Davacı ... vekili dava dilekçesinde; çekişmeli taşınmazın bir bölümünün müvekkilinin kullanımında olduğunu ileri sürerek, taşınmazın bu kısmının kadastro tutanağının beyanlar hanesine müvekkili adına kullanıcı şerhi verilmesini istemiştir.

Davalı Hazine vekili cevap dilekçesinde; dava konusu taşınmazın 2/B kapsamına alınarak Hazine adına tespit gördüğünü, davacının adına tescil istemesinin usul ve kanuna aykırı olduğunu, davanın öncelikle görev, hak düşürücü süre, zamanaşımı, derdestlik dava şartı yokluğundan, aksi durumda ise esastan reddine karar verilmesini savunmuştur.

İlk Derece Mahkemesinin yukarıda tarih ve sayısı belirtilen kararı ile; "dava konusu taşınmaz bölümünün kullanımının davacının dedesinde olduğu, daha sonra babası tarafından kullanıldığı ve babasının da taşınmazın kullanımını davacıya bıraktığı" gerekçesiyle davanın kabulüne, çekişmeli taşınmazın tapu kaydının beyanlar hanesindeki kullanıcı şerhinin iptali ile taşınmazın 04.04.2022 havale tarihli bilirkişi raporlarına ekli krokide (B) harfi ile gösterilen 1.954,05 metrekarelik bölümünün davacının kullanımında, (A) harfi ile gösterilen 11.634,29 metrekarelik bölümünün ise davalı ...'nin kullanımında olduğuna dair şerh konulmasına karar verilmiş; hükmün davalı Hazine vekili tarafından istinaf edilmesi üzerine; Bölge Adliye Mahkemesince; "mahkemece yapılan keşif, bilirkişi raporları, mahalli bilirkişi, tanık ve taraf beyanları ve tüm dosya kapsamı birlikte dikkate alındığında; çekişmeli taşınmazın teknik bilirkişilerce düzenlenen rapor ve krokide (B) harfi ile gösterilen kısmının davacı tarafından kullanıldığı ve tutanağın beyanlar hanesinde lehine kullanım şerhi yazılan, davalının bu kısımda fiili kullanımının olmadığı anlaşıldığından davanın kabulüne karar verilmesi isabetli olup, maktu harca tabi davada nisbi harç alınması isabetsiz ise de; istinaf talebinde bulunanın sıfatı ve talep kapsamı dikkate alındığında bu hususun inceleme konusu yapılmadığı" belirtilerek, istinaf başvurusunun esastan reddine karar verilmiş, Bölge Adliye Mahkemesinin kararına karşı davalı Hazine vekili temyiz isteminde bulunmuştur.

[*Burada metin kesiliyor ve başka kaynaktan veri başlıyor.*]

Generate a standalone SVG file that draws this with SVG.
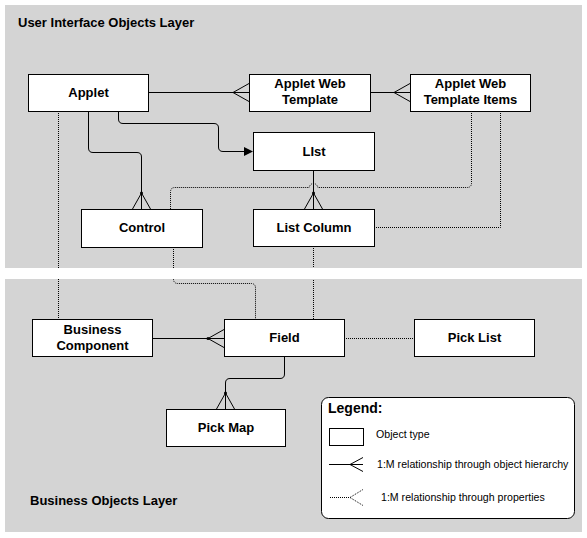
<svg xmlns="http://www.w3.org/2000/svg" width="587" height="538" viewBox="0 0 587 538">
<style>
.panel{fill:#d4d4d4}
.box{fill:#fff;stroke:#000;stroke-width:1}
.lbl{font-family:"Liberation Sans",Arial,sans-serif;font-weight:bold;font-size:13px;fill:#000;text-anchor:middle}
.title{font-family:"Liberation Sans",Arial,sans-serif;font-weight:bold;font-size:13px;fill:#000}
.sm{font-family:"Liberation Sans",Arial,sans-serif;font-size:10.6px;fill:#000}
.solid{fill:none;stroke:#000;stroke-width:1}
.dot{fill:none;stroke:#000;stroke-width:1;stroke-dasharray:1 1}
</style>
<rect width="587" height="538" fill="#fff"/>
<rect class="panel" x="5" y="5" width="577" height="263"/>
<rect class="panel" x="5" y="279" width="577" height="253"/>
<text class="title" x="18" y="27">User Interface Objects Layer</text>
<text class="title" x="30" y="505">Business Objects Layer</text>
<g id="connectors">
<path class="solid" d="M148,92.5 H249 M233,92.5 L249,83.5 M233,92.5 L249,101.5"/>
<path class="solid" d="M370,92.5 H410 M394,92.5 L410,83.5 M394,92.5 L410,101.5"/>
<path class="solid" d="M118.5,111 V119 Q118.5,123.5 123,123.5 H214 Q218.5,123.5 218.5,128 V147 Q218.5,151.5 223,151.5 H245"/>
<polygon points="244,147 253,151.5 244,156" fill="#000"/>
<path class="solid" d="M88.5,111 V148 Q88.5,152.5 93,152.5 H137 Q141.5,152.5 141.5,157 V209 M141.5,193 L132.5,209 M141.5,193 L150.5,209"/>
<circle cx="141.5" cy="193" r="1.5"/>
<path class="solid" d="M313.5,170 V209 M313.5,193 L304.5,209 M313.5,193 L322.5,209"/>
<circle cx="313.5" cy="193" r="1.5"/>
<path class="solid" d="M152,338.5 H224 M208,338.5 L224,329.5 M208,338.5 L224,347.5"/>
<circle cx="208" cy="338.5" r="1.5"/>
<path class="solid" d="M284.5,356 V374 Q284.5,378.5 280,378.5 H230 Q225.5,378.5 225.5,383 V409 M225.5,393 L216.5,409 M225.5,393 L234.5,409"/>
<circle cx="225.5" cy="393" r="1.5"/>
<path class="dot" d="M58.5,111 V319"/>
<path class="dot" d="M471.5,111 V183 Q471.5,187.5 467,187.5 H318 Q316.5,183.5 313.5,183.5 Q310.5,183.5 309,187.5 H175 Q170.5,187.5 170.5,192 V209"/>
<path class="dot" d="M500.5,111 V227.5 H374"/>
<path class="dot" d="M173.5,247 V279 Q173.5,283.5 178,283.5 H251 Q255.5,283.5 255.5,288 V319"/>
<path class="dot" d="M313.5,246 V319"/>
<path class="dot" d="M344,338.5 H414"/>
</g>
<rect x="0" y="268" width="587" height="11" fill="#fff"/>
<g id="applet"><rect class="box" x="28.5" y="74.5" width="120" height="37"/><text class="lbl" x="88.5" y="97">Applet</text></g>
<g id="applet-web-template"><rect class="box" x="249.5" y="74.5" width="121" height="37"/><text class="lbl" x="310" y="88">Applet Web</text><text class="lbl" x="310" y="104">Template</text></g>
<g id="applet-web-template-items"><rect class="box" x="410.5" y="74.5" width="120" height="37"/><text class="lbl" x="470.5" y="88">Applet Web</text><text class="lbl" x="470.5" y="104">Template Items</text></g>
<g id="list"><rect class="box" x="253.5" y="132.5" width="121" height="38"/><text class="lbl" x="314" y="156">LIst</text></g>
<g id="control"><rect class="box" x="81.5" y="209.5" width="121" height="38"/><text class="lbl" x="142" y="232">Control</text></g>
<g id="list-column"><rect class="box" x="253.5" y="209.5" width="121" height="37"/><text class="lbl" x="314" y="232">List Column</text></g>
<g id="business-component"><rect class="box" x="32.5" y="319.5" width="120" height="37"/><text class="lbl" x="92.5" y="334">Business</text><text class="lbl" x="92.5" y="350">Component</text></g>
<g id="field"><rect class="box" x="224.5" y="319.5" width="120" height="37"/><text class="lbl" x="284.5" y="342">Field</text></g>
<g id="pick-list"><rect class="box" x="414.5" y="319.5" width="120" height="37"/><text class="lbl" x="474.5" y="342">Pick List</text></g>
<g id="pick-map"><rect class="box" x="166.5" y="409.5" width="119" height="37"/><text class="lbl" x="226" y="432">Pick Map</text></g>
<g id="legend">
<rect x="321.5" y="397.5" width="253" height="121" rx="7" fill="#fff" stroke="#000" stroke-width="1"/>
<text class="title" x="328" y="413" style="font-size:14px">Legend:</text>
<rect class="box" x="329.5" y="428.5" width="34" height="17"/>
<text class="sm" x="376" y="438">Object type</text>
<path class="solid" d="M329,464.5 H363 M350,464.5 L363,457.5 M350,464.5 L363,471.5"/>
<text class="sm" x="377" y="468">1:M relationship through object hierarchy</text>
<path class="dot" d="M330,497.5 H350 M350,497.5 L363,489.5 M350,497.5 L363,505.5"/>
<text class="sm" x="381" y="501">1:M relationship through properties</text>
</g>
</svg>
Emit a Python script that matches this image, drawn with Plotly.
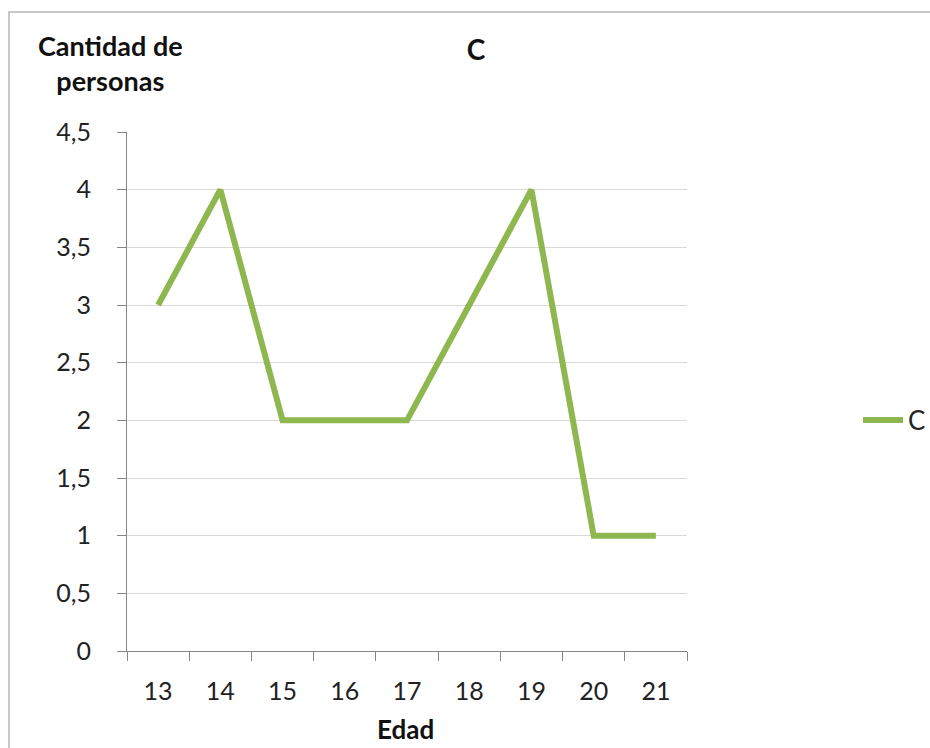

Tarafların karşılıklı iddia ve savunmalarına, dayandıkları belgelere, uyuşmazlığa uygulanması gereken hukuk kuralları ile hukuki ilişkinin nitelendirilmesine, dava şartlarına, yargılama ve ispat kuralları ile İlk Derece Mahkemesi ve Bölge Adliye Mahkemesi kararlarındaki gerekçelere, 6100 sayılı Kanun’un 369/1 inci maddesi de gözetilerek yapılan incelemede aynı Kanun’un 371 inci maddesinde yer alan sebeplerden biri de bulunmadığına göre, temyizen incelenen karar usul ve Kanuna uygun olup davalı Hazine vekilinin temyiz dilekçesinde ileri sürdüğü nedenler kararın bozulmasını gerektirecek nitelikte görülmemiştir.

S O N U Ç : Yukarda açıklanan nedenlerle;

Temyiz isteminin reddi ile Bölge Adliye Mahkemesi kararının 6100 sayılı Kanun'un 370 inci maddesi uyarınca ONANMASINA,

Harçtan muaf olduğundan Hazineden harç alınmasına yer olmadığına,

Dosyanın İlk Derece Mahkemesine, kararın bir örneğinin Bölge Adliye Mahkemesine gönderilmesine,

26.11.2024 tarihinde oy birliğiyle karar verildi.